The economics of low-cost carriers

The nation’s low-cost carriers are profitable even as the venerable “legacy” airlines barely tread water. How can they make money while offering fares that are 40 to 70 percent lower? The reasons are many — cost of labor is a big one — but here are 10 major differences between the cheeky upstarts and the big boys.

The list runs as follows:

1. Low cost carriers generally serve cities of 1.3 million or greater.

2. Southwest has 84.6 employees per aircraft, United has 116.

3. JetBlue sells 2 percent of its tickets through travel agents, US Airways sells 61 percent through agents.

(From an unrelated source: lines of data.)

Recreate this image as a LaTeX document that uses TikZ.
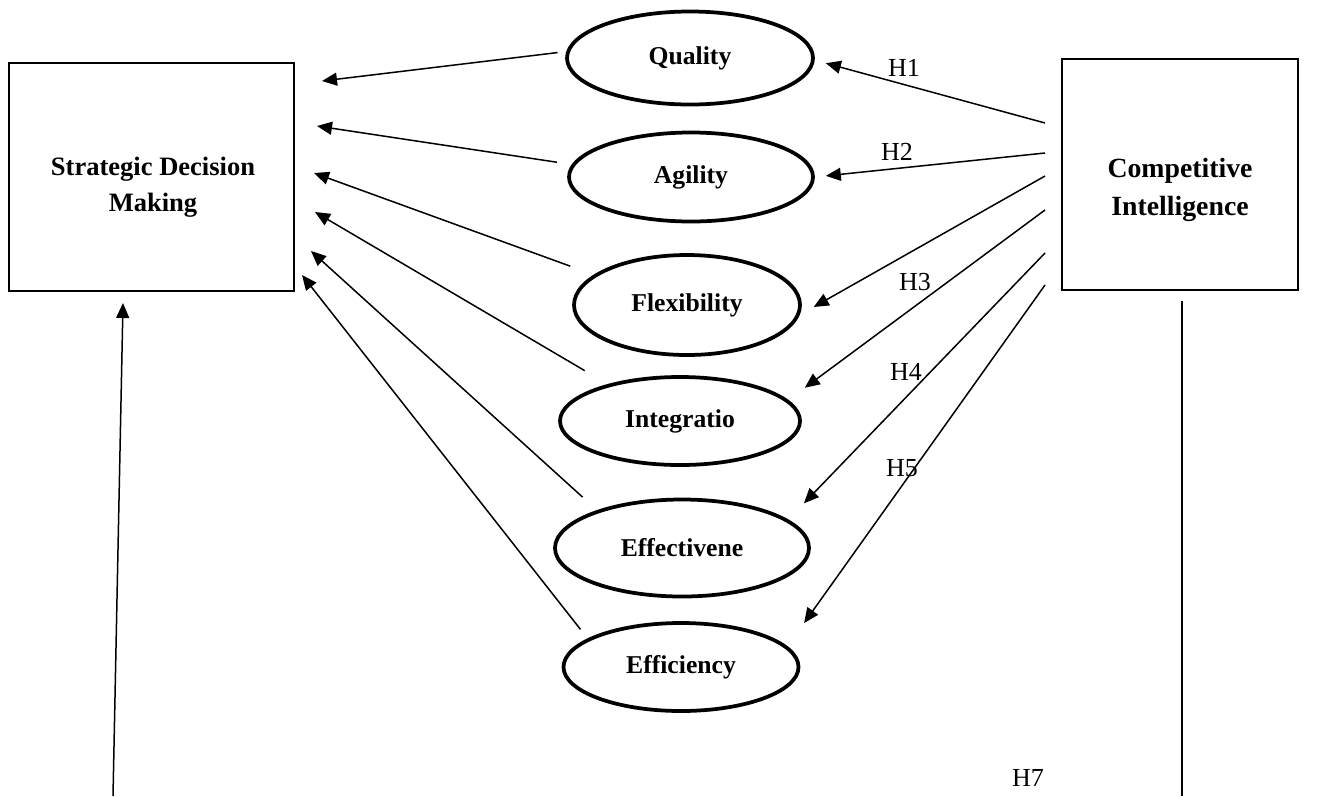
\documentclass[tikz,border=0pt]{standalone}
\usepackage{fontspec}
\setmainfont{Liberation Serif}
\usetikzlibrary{arrows.meta,shapes.geometric}

\begin{document}
\begin{tikzpicture}[
    x=0.2mm,y=-0.2mm,
    box/.style={draw=black,line width=0.4mm,inner sep=0pt},
    boxtext/.style={align=center,font=\fontsize{15.1}{20.4}\selectfont\bfseries},
    construct/.style={ellipse,draw=black,line width=0.75mm,inner sep=0pt,font=\fontsize{14.6}{17}\selectfont\bfseries},
    hyp/.style={font=\fontsize{14.8}{17}\selectfont},
    arrow/.style={-{Triangle[length=3mm,width=2.6mm]},line width=0.3mm},
    plain/.style={line width=0.3mm}
]
\useasboundingbox (0,0) rectangle (1330,796);

% Outcome and driver
\node[box,minimum width=57mm,minimum height=45.6mm] (sdm) at (151.5,177) {};
\node[boxtext] (sdm-text) at (153,187) {Strategic Decision\\Making};
\node[box,minimum width=47.2mm,minimum height=46.2mm] (ci) at (1180,174.5) {};
\node[boxtext,font=\fontsize{15.8}{21.5}\selectfont\bfseries] (ci-text) at (1180,190) {Competitive\\Intelligence};

% Mediating constructs
\node[construct,minimum width=49.2mm,minimum height=18.6mm] (quality) at (690,58) {Quality};
\node[construct,minimum width=48.8mm,minimum height=17.8mm] (agility) at (691,177) {Agility};
\node[construct,minimum width=45.2mm,minimum height=20mm] (flexibility) at (687,305) {Flexibility};
\node[construct,minimum width=48mm,minimum height=17.6mm] (integration) at (680,421) {Integratio};
\node[construct,minimum width=50.8mm,minimum height=19.4mm] (effectiveness) at (682,548) {Effectivene};
\node[construct,minimum width=47mm,minimum height=17.6mm] (efficiency) at (681,667) {Efficiency};

% Free ends next to the boxes
\foreach \i/\x/\y in {1/322/81,2/317/126,3/314/173,4/315/212,5/311/251,6/302/275}
  \coordinate (sdm-in\i) at (\x,\y);
\foreach \i/\y in {1/123,2/153,3/176,4/210,5/253,6/285}
  \coordinate (ci-out\i) at (1045,\y);
\coordinate (sdm-foot) at (113,796);
\coordinate (sdm-up) at (123,303);
\coordinate (ci-down) at (1182,301);
\coordinate (ci-foot) at (1182,796);

% Constructs -> decision making
\draw[arrow,shorten <=1.75mm] (quality.177.7) -- (sdm-in1);
\draw[arrow,shorten <=3mm] (agility.174.4) -- (sdm-in2);
\draw[arrow,shorten <=5mm] (flexibility.162) -- (sdm-in3);
\draw[arrow,shorten <=5.3mm] (integration.153.8) -- (sdm-in4);
\draw[arrow,shorten <=3.9mm] (effectiveness.156.2) -- (sdm-in5);
\draw[arrow,shorten <=2.3mm] (efficiency.163.6) -- (sdm-in6);

% Intelligence -> constructs
\draw[arrow,shorten >=2.3mm] (ci-out1) -- (quality.-1);
\draw[arrow,shorten >=2.2mm] (ci-out2) -- (agility.-0.5);
\draw[arrow,shorten >=3.2mm] (ci-out3) -- (flexibility.-5);
\draw[arrow,shorten >=4.1mm] (ci-out4) -- (integration.11);
\draw[arrow,shorten >=4.5mm] (ci-out5) -- (effectiveness.15);
\draw[arrow,shorten >=5.7mm] (ci-out6) -- (efficiency.11);

% Direct path
\draw[arrow] (sdm-foot) -- (sdm-up);
\draw[plain] (ci-down) -- (ci-foot);

% Hypotheses
\node[hyp] (h1) at (904,68) {H1};
\node[hyp] (h2) at (897,152) {H2};
\node[hyp] (h3) at (915,282) {H3};
\node[hyp] (h4) at (906,372) {H4};
\node[hyp] (h5) at (902,468) {H5};
\node[hyp] (h7) at (1028,778) {H7};
\end{tikzpicture}
\end{document}
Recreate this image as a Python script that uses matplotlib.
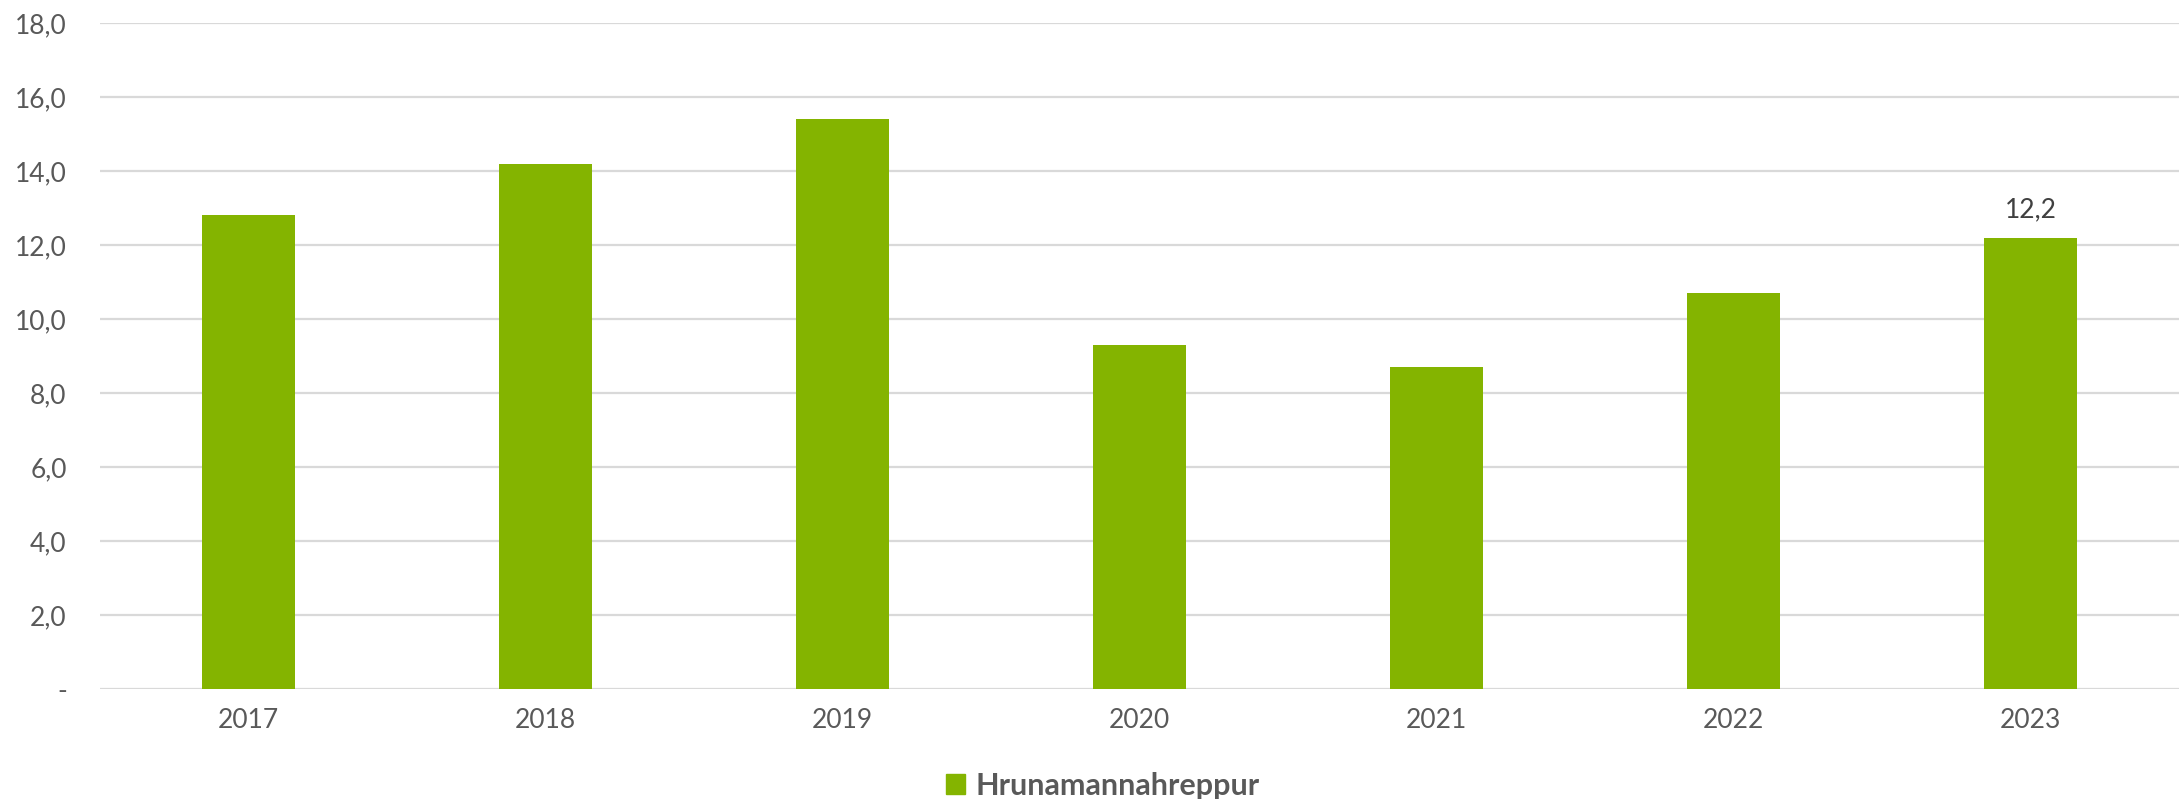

4. The low-cost carriers have more point-to-point flights. 40 percent of American passengers have connecting flights, it is only 10 percent for Southwest. Connecting passengers cost more money to serve.

5. Low-cost carriers generally avoid costly foreign flights.

6. A Delta captain earns $215,000 a year, an AirTran captain earns $135,000.

7. The low-cost airlines have cheaper pension plans.

8. Southwest, JetBlue, and AirTran have no downtown ticket offices. US Airways has 13.

9. US Airways pays its telephone reservation agents $21 an hour. JetBlue pays them $8.25 an hour and has them work from home, saving on office costs.

10. JetBlue flies one kind of plane, Delta flies 16 different kinds of aircraft.

Here is the full story. Obviously many of these cost savings can cut into long-run profitability, but that is how the low-cost airlines have penetrated the market.

If air genius Gary Leff offers commentary, I’ll write an addendum.